The Sikh Times, Feb. 1, 2003
Photo: Bhagat Singh in jail
American history classes nationwide glorify important figures such as Patrick Henry, Winston Churchill, Franklin Roosevelt, and even Mahatma Gandhi. There is one man missing, though, a Sikh, who deserves a place of honor among secular society. This man, who lives forever in the minds of free men everywhere, is Bhagat Singh.
Singh joined the Hindustan Republican Party and later changed its name to Hindustan Socialist Republican Party. He openly welcomed Muslim brotherhood. Like Jesus Christ, Bhagat taught in parables. According to widely accepted legend, he and his followers performed skits to educate the public, took food to hungry children, and worked in flooded areas after the monsoons.
Singh earned an early reputation as a troublemaker. His college days included writing, distributing pamphlets, and organizing peaceful meetings. Oppressive British rule could scarcely allow him to continue. What a threat it must have been to have one enemy uniting so many!

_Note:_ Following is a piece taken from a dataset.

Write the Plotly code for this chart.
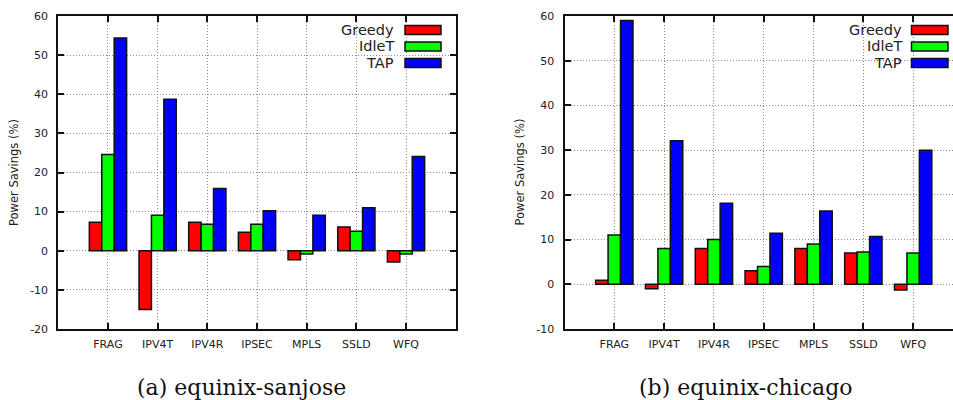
import plotly.graph_objects as go

# Benchmarks on the x axis
categories = ["FRAG", "IPV4T", "IPV4R", "IPSEC", "MPLS", "SSLD", "WFQ"]
series_names = ["Greedy", "IdleT", "TAP"]
series_colors = ["#ff0000", "#00ff00", "#0000ff"]

# Power savings (%) for equinix-sanjose
sanjose_greedy = [7.3, -15.0, 7.3, 4.7, -2.3, 6.1, -2.9]
sanjose_idlet = [24.6, 9.1, 6.8, 6.8, -0.8, 5.0, -0.8]
sanjose_tap = [54.4, 38.7, 15.9, 10.2, 9.1, 11.0, 24.1]

# Power savings (%) for equinix-chicago
chicago_greedy = [0.9, -1.0, 8.0, 3.0, 8.0, 7.0, -1.3]
chicago_idlet = [11.0, 8.0, 10.0, 4.0, 9.0, 7.2, 7.0]
chicago_tap = [59.0, 32.1, 18.1, 11.4, 16.4, 10.7, 30.0]

left_yticks = [-20, -10, 0, 10, 20, 30, 40, 50, 60]
right_yticks = [-10, 0, 10, 20, 30, 40, 50, 60]
left_yticklabels = [str(v) for v in left_yticks]
right_yticklabels = [str(v) for v in right_yticks]

W, H = 953, 400
TICK_FONT = dict(family="DejaVu Sans", size=11, color="#222222")
GRID_DASH = "1px,2px"

fig = go.Figure()

panels = [
    ("x", "y", [sanjose_greedy, sanjose_idlet, sanjose_tap]),
    ("x2", "y2", [chicago_greedy, chicago_idlet, chicago_tap]),
]
for xa, ya, vals in panels:
    for name, color, v in zip(series_names, series_colors, vals):
        fig.add_trace(go.Bar(
            x=categories, y=v, name=name, xaxis=xa, yaxis=ya,
            marker=dict(color=color, line=dict(color="#111111", width=1.5)),
            offsetgroup=name, showlegend=False,
        ))


def px_x(p):
    return p / W


def px_y(p):
    return 1 - p / H


ydom = [px_y(329), px_y(16)]

common_x = dict(
    type="category", showline=True, linecolor="#111111", linewidth=2,
    mirror="allticks", ticks="inside", ticklen=6, tickwidth=1.5,
    tickcolor="#111111", showgrid=True, gridcolor="#8a8a8a",
    griddash=GRID_DASH, gridwidth=1, tickfont=TICK_FONT, zeroline=False,
    fixedrange=True, ticklabelstandoff=4, automargin=False,
)
common_y = dict(
    showline=True, linecolor="#111111", linewidth=2, ticks="inside",
    ticklen=6, tickwidth=1.5, tickcolor="#111111", showgrid=True,
    gridcolor="#8a8a8a", griddash=GRID_DASH, gridwidth=1, tickfont=TICK_FONT,
    zeroline=False, fixedrange=True, ticklabelstandoff=6, automargin=False,
    tickmode="array",
)

fig.update_layout(
    width=W, height=H,
    margin=dict(l=0, r=0, t=0, b=0, autoexpand=False),
    paper_bgcolor="white", plot_bgcolor="white",
    barmode="group", bargap=0.25, bargroupgap=0,
    showlegend=False,
    xaxis=dict(common_x, domain=[px_x(58.3), px_x(455.7)], range=[-1, 7],
               anchor="y"),
    yaxis=dict(common_y, domain=ydom, range=[-20, 60], tickvals=left_yticks,
               ticktext=left_yticklabels, mirror="allticks", anchor="x"),
    xaxis2=dict(common_x, domain=[px_x(564.5), 1.0], range=[-1, 6.8],
                anchor="y2"),
    yaxis2=dict(common_y, domain=ydom, range=[-10, 60], tickvals=right_yticks,
                ticktext=right_yticklabels, mirror=False, anchor="x2"),
)

shapes = []
annotations = []

# Key boxes (text right-aligned, colour swatch on the right)
key_specs = [
    dict(bg=(354, 455), text_right=396, sw=(405, 441)),
    dict(bg=(859, 953), text_right=904, sw=(911.5, 948)),
]
row_centers = [30, 46.5, 63]
for spec in key_specs:
    shapes.append(dict(
        type="rect", xref="paper", yref="paper", layer="between",
        x0=px_x(spec["bg"][0]), x1=px_x(spec["bg"][1]),
        y0=px_y(73), y1=px_y(17), fillcolor="white", line=dict(width=0),
    ))
    for name, color, cy in zip(series_names, series_colors, row_centers):
        shapes.append(dict(
            type="rect", xref="paper", yref="paper", layer="above",
            x0=px_x(spec["sw"][0]), x1=px_x(spec["sw"][1]),
            y0=px_y(cy + 4.5), y1=px_y(cy - 4.5),
            fillcolor=color, line=dict(color="#111111", width=1.5),
        ))
        annotations.append(dict(
            text=name, xref="paper", yref="paper",
            x=px_x(spec["text_right"]), y=px_y(cy),
            xanchor="right", yanchor="middle", showarrow=False,
            font=dict(family="DejaVu Sans", size=14.5, color="#222222"),
        ))

# Y axis titles
for xc in (13.5, 519):
    annotations.append(dict(
        text="Power Savings (%)", xref="paper", yref="paper",
        x=px_x(xc), y=px_y(172.5), textangle=-90,
        xanchor="center", yanchor="middle", showarrow=False,
        font=dict(family="DejaVu Sans", size=11.5, color="#222222"),
    ))

# Sub-figure captions
for text, xc in (("(a) equinix-sanjose", 241), ("(b) equinix-chicago", 746)):
    annotations.append(dict(
        text=text, xref="paper", yref="paper",
        x=px_x(xc), y=px_y(387), xanchor="center", yanchor="middle",
        showarrow=False,
        font=dict(family="DejaVu Serif", size=22, color="#111111"),
    ))

fig.update_layout(shapes=shapes, annotations=annotations)

fig.write_html("out.html", config=dict(displayModeBar=False))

Bhagat Singh went calmly toward his execution on Mar. 23, 1931. He stayed and surrendered himself after throwing a harmless noise bomb onto an empty section of the Congress floor. He turned over his firearm and, in the absence of free speech, used the court reporting system to speak for him. In testifying against himself, Singh finally discovered a way to voice dissent without facing censorship.
Bhagat Singh inspired generations in a short life of 23 years. If you seek a man with a singular purpose in life like the Dalai Lama, someone who sacrificed his life for his friends like Jesus, a man who demanded liberty or death like Patrick Henry, a statesman who organized the people like Samuel Adams, or someone who wrote like Benjamin Franklin, read about Bhagat Singh. If you love your freedom or if you are still fighting for it, read Bhagat Singh's own work. For anyone who wants to be inspired, I suggest, by all means, read about Bhagat Singh.